4 - Telnet is useful
Telnet is a powerful tool for testing a variety of functionality. Telnet is crucial for the validation and troubleshooting of SMTP servers. Telnet allows you to test and confirm open ports and firewall settings. As long as you’re aware of the risks (unencrypted traffic), telnet is a tool that should be in everyone’s repertoire and on every server.
If you blocked all unencrypted traffic, the internet would be in shambles. Most email would stop flowing (SMTP), the majority of sites would go dark (HTTP), and file servers everywhere would disappear (FTP). You shouldn’t be using telnet to connect to your secure network devices, but you also shouldn’t be using HTTP to connect to your secure banking website. Telnet is a useful for plenty of other situations. When FTP or HTTP tools are included on every operating system, why leave out the as-secure and yet often more-useful telnet?
5 - Don’t blame the tool
We’ve all heard the stories of misguided administrators using telnet to connect to their secure network devices or very important data sources. We should be replacing telnet with SSH wherever possible, especially if there is any confidential data or passwords involved. Telnet is not even an acceptable management tool inside a firewalled network, because you never know if your network has been compromised. I am not advocating the use of telnet for purposes that do not suit it.

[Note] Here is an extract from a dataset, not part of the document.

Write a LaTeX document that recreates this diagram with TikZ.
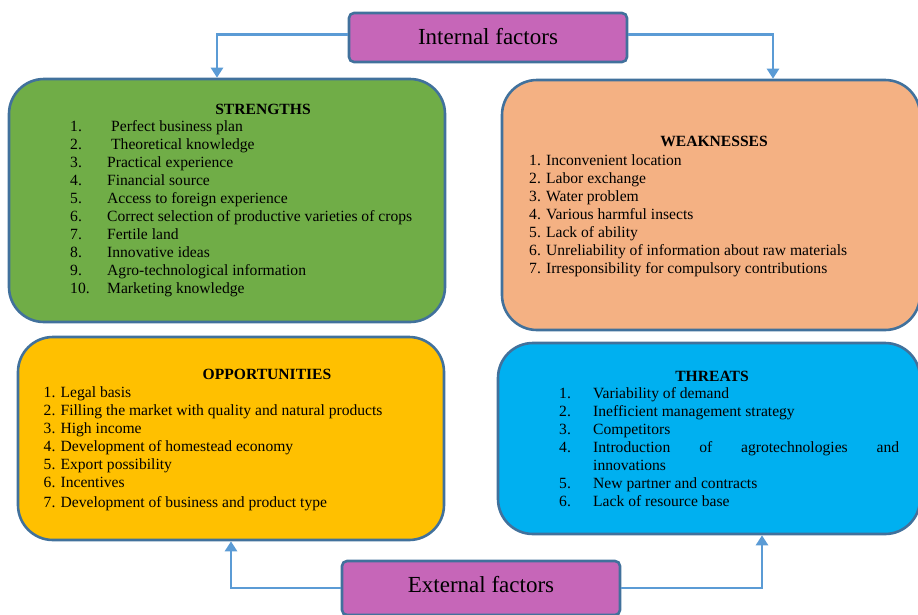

The fact is that there are use cases for telnet that make sense and that will not be replaced by encrypted protocols in the near future. A completely encrypted worldwide SMTP network is still years away, and until then, telnet is a valuable tool when working with mail. When working with other unencrypted services, telnet is a simple and effective tool for confirming firewall settings and doing basic testing. It’s not for managing your switches or servers, but rather as a basic networking tool like netcat or ping.